Records for processing →
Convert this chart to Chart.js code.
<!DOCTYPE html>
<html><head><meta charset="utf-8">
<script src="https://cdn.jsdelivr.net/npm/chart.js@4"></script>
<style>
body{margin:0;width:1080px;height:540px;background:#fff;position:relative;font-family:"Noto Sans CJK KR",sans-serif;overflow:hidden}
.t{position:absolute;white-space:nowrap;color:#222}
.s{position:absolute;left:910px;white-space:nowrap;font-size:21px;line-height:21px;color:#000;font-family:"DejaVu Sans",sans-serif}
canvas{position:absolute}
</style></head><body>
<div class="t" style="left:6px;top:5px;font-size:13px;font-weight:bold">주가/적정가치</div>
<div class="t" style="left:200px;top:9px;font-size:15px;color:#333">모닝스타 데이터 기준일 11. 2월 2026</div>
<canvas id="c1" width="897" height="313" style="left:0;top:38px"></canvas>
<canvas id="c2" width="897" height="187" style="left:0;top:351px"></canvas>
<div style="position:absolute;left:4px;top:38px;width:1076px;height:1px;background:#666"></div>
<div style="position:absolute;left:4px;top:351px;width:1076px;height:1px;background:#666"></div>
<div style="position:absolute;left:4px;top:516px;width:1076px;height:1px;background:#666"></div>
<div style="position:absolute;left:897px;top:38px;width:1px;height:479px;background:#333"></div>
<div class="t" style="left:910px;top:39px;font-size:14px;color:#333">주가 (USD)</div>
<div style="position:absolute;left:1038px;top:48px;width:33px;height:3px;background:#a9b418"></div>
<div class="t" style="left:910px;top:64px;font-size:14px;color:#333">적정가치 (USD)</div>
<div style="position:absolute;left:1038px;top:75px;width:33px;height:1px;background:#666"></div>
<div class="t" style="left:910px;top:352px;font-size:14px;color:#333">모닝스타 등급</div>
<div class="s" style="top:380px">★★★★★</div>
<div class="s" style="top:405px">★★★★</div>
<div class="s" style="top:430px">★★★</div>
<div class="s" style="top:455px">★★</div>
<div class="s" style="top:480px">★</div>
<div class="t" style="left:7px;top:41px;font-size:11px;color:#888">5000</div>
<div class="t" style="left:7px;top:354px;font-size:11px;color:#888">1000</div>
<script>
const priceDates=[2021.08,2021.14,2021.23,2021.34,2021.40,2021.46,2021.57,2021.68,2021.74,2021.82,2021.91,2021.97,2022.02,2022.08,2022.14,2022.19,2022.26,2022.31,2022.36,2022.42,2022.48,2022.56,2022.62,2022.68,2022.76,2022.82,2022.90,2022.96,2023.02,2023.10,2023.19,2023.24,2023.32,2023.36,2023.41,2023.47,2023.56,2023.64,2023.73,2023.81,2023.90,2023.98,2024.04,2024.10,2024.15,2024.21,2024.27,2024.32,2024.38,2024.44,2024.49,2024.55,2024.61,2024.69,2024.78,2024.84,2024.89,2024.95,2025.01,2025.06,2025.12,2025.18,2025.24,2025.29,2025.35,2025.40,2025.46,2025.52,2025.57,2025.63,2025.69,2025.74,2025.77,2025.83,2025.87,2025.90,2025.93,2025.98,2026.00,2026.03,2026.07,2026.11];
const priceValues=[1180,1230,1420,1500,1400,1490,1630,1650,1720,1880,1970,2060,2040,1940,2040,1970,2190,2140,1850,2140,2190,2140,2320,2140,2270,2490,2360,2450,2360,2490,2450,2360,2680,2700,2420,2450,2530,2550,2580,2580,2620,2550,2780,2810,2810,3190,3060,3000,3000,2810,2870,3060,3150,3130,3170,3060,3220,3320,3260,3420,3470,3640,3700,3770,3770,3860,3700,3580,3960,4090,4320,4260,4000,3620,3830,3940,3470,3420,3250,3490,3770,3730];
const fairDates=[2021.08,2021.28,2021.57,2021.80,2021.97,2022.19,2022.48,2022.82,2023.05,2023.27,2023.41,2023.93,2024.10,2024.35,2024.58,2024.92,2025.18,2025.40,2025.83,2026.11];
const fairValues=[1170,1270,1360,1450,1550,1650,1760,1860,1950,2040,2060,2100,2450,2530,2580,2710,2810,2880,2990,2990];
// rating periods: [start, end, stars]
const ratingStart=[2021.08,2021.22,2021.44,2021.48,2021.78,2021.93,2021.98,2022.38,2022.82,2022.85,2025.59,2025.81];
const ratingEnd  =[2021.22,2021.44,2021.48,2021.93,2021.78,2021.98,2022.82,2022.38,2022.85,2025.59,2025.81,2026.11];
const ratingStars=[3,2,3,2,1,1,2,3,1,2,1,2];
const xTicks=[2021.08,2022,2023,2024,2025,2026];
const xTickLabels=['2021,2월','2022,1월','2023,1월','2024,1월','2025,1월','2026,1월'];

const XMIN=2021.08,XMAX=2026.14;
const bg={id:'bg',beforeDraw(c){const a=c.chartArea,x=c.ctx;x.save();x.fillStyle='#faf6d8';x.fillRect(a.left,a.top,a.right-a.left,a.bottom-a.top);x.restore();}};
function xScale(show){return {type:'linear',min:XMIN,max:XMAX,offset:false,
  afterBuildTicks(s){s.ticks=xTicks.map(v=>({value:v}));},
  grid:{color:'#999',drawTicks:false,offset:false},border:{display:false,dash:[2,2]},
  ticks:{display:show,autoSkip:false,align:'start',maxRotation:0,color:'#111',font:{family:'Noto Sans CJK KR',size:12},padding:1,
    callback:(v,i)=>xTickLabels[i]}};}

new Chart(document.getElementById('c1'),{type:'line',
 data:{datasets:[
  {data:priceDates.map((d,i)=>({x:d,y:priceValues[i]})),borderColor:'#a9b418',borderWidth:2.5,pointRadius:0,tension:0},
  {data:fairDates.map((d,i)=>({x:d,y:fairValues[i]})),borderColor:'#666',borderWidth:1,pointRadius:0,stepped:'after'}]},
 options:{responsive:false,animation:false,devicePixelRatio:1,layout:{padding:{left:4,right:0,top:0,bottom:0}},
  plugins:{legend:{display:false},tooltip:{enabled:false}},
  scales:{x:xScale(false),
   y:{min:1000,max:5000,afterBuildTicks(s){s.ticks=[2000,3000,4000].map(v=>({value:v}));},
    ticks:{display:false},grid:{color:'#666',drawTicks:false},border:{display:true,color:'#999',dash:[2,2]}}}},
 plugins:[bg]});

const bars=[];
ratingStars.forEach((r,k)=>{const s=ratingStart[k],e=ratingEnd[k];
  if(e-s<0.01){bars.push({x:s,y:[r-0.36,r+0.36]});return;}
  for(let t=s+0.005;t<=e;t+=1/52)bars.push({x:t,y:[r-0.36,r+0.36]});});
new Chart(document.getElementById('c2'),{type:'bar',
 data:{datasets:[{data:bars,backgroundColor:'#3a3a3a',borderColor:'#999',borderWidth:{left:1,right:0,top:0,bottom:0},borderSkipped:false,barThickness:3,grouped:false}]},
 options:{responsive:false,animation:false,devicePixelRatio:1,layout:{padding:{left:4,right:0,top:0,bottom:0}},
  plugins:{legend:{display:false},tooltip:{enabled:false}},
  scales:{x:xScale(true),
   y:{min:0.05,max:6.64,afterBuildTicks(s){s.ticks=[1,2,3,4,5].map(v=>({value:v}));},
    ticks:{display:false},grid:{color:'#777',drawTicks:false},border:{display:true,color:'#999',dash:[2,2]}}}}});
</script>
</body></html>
...
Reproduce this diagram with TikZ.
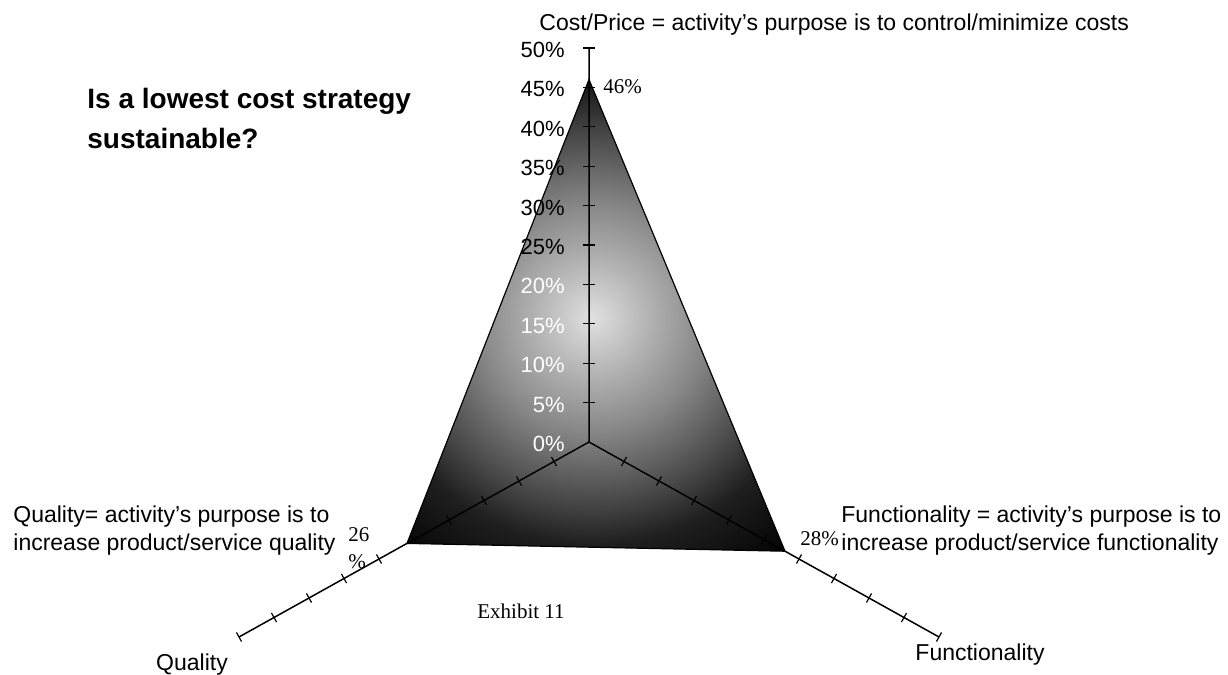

Work instructions → Your task is to pick out every line with the string "this" and copy it.

Response →
Convert this chart to Chart.js code.
Reproduce this diagram with TikZ.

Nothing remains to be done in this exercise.